大学を出ても、Oとわたしはまだだらだらしていた。そのころ我々は町田康の『へらへらぼっちゃん』やら『夫婦茶碗』を愛読し、たびたびサイン会へも行ったりして、二年先どころか二か月先のことすら考えていなかった節がある。わたしたちは月に二三回、ややもすると週一ペースで何かのライブを見に行き、さんざんビールを飲んでどっちかの家に帰った。
「今度らもさんのライブに町田康が来る」
という情報を先に仕入れてきたのはOの方だったと思う。我々にとっては盆と正月のようなはなしだった。らもさんは前の年に大麻で捕まっていて、このときは執行猶予中だった。
アメリカ村のバナナホールで見た初めての「生らも」はヨレヨレで、うっわあ、若いときから酒と一緒にいかんおクスリをやってたらこういうことになるんやわ、とわたしはいたく衝撃を受けた。それでもらもさんはいい声で歌い、前は茣蓙敷き、真ん中から後ろが立ち見だった客席の方も、途中酔っ払いが一人ヤジを飛ばしてらもさんと怒鳴り合いになったこと以外はわりと落ち着いた感じで、ライブは進行していった。が、それも町田康が出てくるまでの話だった。

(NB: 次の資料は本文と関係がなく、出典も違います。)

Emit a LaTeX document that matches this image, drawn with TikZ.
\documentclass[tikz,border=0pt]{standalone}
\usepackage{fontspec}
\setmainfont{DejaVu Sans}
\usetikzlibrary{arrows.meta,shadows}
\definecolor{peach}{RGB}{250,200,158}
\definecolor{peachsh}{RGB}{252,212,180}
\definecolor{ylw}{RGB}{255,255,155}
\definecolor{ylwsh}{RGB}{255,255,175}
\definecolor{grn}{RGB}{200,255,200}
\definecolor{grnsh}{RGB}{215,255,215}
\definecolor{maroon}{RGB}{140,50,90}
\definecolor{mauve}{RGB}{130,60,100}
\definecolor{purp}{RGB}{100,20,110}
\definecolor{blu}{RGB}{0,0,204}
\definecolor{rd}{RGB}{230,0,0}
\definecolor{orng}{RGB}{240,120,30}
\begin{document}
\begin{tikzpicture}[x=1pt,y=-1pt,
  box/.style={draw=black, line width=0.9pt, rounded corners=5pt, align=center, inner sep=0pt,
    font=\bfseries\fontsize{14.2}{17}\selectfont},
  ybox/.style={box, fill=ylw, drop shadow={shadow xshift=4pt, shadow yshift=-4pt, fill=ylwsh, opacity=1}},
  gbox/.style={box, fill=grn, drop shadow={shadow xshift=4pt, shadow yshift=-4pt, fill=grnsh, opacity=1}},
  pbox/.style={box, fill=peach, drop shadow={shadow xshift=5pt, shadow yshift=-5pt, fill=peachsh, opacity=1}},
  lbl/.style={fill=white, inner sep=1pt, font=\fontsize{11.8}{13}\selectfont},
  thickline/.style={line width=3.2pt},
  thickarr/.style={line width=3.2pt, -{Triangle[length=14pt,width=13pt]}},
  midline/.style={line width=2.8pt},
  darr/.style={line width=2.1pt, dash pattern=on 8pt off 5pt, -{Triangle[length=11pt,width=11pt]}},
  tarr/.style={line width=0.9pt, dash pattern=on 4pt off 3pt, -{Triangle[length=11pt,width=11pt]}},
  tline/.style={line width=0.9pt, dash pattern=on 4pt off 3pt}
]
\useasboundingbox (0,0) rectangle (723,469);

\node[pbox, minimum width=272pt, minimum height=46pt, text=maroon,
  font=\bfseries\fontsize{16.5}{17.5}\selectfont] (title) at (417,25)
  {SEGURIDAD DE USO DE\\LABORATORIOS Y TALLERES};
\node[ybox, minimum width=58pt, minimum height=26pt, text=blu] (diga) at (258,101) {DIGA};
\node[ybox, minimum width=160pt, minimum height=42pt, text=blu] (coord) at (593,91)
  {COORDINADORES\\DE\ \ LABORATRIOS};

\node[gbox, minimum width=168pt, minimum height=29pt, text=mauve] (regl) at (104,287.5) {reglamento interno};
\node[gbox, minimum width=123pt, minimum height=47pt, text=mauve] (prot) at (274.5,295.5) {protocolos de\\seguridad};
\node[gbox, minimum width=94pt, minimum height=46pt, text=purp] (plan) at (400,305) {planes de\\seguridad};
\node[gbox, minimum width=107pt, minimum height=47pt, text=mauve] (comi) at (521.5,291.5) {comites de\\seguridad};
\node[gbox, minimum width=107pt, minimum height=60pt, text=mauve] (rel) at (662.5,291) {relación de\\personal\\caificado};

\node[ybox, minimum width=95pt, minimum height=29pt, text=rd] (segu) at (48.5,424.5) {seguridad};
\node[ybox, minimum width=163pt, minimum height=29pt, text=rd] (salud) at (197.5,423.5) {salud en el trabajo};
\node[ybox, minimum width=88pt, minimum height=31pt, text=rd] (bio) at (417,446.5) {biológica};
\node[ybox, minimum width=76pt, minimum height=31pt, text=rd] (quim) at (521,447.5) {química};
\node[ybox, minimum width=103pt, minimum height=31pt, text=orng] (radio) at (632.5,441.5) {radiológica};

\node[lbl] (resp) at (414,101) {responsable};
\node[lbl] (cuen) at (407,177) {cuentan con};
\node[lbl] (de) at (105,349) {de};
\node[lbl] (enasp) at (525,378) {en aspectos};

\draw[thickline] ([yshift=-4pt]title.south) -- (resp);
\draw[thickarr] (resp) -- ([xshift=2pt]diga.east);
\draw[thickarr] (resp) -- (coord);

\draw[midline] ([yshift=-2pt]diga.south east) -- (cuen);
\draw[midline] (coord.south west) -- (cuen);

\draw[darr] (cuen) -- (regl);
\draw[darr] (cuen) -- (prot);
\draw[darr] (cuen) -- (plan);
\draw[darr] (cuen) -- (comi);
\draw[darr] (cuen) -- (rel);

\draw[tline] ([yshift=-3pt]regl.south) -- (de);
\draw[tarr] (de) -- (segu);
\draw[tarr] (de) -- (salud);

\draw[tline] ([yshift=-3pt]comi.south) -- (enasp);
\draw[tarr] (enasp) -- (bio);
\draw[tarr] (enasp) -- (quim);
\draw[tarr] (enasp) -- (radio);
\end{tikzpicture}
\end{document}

らもさんが一曲終わってMCをやっているステージ上に、作業服姿の荷物屋さんが大きな円筒状の段ボール包みを運んできた。「ハンコください」「ええ? 今ワシ、ライブ中やねんけど」というやりとりが荷物屋さんとらもさんの間にあって、荷物屋さんの受け取りにサインをしたらもさんが「なんやろな~」と言いながら段ボールを開けると、中から町田康が出てきた。

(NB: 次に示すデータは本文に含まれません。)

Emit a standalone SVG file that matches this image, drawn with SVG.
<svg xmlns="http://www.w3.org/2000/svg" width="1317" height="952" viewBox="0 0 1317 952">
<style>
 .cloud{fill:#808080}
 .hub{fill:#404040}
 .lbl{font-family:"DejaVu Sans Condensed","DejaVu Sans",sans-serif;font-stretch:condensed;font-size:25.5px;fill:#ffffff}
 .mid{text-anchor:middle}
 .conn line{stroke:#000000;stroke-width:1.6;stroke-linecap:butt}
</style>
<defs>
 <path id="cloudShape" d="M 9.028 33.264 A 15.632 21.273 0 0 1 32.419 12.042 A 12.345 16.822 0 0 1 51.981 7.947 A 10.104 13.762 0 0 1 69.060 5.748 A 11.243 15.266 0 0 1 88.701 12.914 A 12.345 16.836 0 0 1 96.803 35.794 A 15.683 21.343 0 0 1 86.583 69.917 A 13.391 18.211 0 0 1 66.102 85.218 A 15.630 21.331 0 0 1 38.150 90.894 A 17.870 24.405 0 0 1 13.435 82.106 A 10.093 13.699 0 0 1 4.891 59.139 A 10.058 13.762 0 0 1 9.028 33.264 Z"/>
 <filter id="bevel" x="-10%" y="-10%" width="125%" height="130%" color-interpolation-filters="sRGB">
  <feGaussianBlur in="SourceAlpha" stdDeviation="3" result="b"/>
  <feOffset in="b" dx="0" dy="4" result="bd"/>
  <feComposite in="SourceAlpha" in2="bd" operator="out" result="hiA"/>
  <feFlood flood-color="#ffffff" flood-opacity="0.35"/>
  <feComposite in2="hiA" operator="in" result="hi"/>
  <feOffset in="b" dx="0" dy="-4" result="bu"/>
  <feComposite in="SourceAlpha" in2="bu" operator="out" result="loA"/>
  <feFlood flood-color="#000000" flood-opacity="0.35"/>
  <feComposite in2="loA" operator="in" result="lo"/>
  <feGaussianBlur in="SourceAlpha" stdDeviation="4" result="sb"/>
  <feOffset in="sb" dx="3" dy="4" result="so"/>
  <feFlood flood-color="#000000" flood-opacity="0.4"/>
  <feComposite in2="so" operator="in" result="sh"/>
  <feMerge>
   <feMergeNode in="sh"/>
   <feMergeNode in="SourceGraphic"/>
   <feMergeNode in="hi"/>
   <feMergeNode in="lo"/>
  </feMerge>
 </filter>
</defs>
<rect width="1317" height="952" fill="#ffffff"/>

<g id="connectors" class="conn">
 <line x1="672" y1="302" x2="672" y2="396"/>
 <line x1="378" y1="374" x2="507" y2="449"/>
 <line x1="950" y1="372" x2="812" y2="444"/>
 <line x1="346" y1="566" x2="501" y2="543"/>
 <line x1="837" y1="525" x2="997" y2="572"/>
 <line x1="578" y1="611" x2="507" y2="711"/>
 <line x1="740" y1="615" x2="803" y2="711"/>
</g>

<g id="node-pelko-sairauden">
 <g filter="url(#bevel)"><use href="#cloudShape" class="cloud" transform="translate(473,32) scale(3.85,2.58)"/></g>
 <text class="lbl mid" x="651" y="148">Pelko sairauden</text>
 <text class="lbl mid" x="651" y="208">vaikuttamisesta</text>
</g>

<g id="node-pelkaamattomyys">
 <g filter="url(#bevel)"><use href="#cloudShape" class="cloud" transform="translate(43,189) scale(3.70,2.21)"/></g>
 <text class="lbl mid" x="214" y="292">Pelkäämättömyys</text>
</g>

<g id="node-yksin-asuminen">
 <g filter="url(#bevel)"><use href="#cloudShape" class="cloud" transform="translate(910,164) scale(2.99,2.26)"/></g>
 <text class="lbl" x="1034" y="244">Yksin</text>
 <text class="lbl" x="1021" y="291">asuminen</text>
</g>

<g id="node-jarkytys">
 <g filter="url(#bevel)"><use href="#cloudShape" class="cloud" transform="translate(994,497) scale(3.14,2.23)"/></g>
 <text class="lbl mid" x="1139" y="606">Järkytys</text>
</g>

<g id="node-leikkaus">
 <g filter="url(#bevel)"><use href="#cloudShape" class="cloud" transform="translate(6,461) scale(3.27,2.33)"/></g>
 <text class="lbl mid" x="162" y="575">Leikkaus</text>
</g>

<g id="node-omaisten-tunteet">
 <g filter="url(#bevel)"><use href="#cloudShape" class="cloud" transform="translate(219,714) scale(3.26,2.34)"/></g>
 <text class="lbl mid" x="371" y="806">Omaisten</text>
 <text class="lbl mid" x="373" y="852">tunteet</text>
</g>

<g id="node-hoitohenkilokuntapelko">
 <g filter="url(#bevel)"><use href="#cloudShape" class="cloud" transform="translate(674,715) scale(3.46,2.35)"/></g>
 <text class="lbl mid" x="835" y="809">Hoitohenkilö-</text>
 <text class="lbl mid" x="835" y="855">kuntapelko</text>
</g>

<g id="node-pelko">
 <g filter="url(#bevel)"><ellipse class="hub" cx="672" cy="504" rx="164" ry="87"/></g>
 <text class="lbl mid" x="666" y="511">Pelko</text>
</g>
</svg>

ライブハウスその他で圧死者が出る事故、というのは多分ああいう時に起こるのだろう。後ろの観客は座りの席の存在を忘れてステージ前に殺到した。もちろんわたしもOもだった。わたしはうまいこと一番前の、しかも町田康正面の柵に取り付き、後ろから断続的に押し寄せる人波にぐぁんぐぁん揉まれながらも結局最後までそこを死守した。町田康は「無職の夕べ」の中の、「情婦を引き連れて明治通りを爆走したんだ」という一節を「四ツ橋筋」と替えて歌い、大阪の客にサービスした。
アンコールが終わって客席の明かりが点くと、茣蓙席の人たちが自分の靴を探して右往左往していた。ごめん。わたしとOはお互いの姿をみとめ合って表に出、らもさんのヨレヨレぶりと町田康の男前ぶりについてのとりとめもない感想を言い合いながら家路についた。その二か月後にらもさんが階段から落ちて亡くなるなんて、わたしたちはもちろん知らなかった。
乗り込んだ地下鉄の中でふとわたしは自分の右手の甲に異常な臭いが付いていることに気が付いた。そういえば柵を掴んでいたわたしの手の上に、隣の兄ちゃんがワキ乗り上げて来てたな。ワキガうつされた!
次の瞬間わたしはまず逃げられないように左手でOを拘束し、うおらぁ! と自分の右手をOの鼻先へ突き付けた。Oは一秒後、本気の左フックでわたしのことを返り討ちにした。クリティカルヒット。明日もまた遊ぼうね。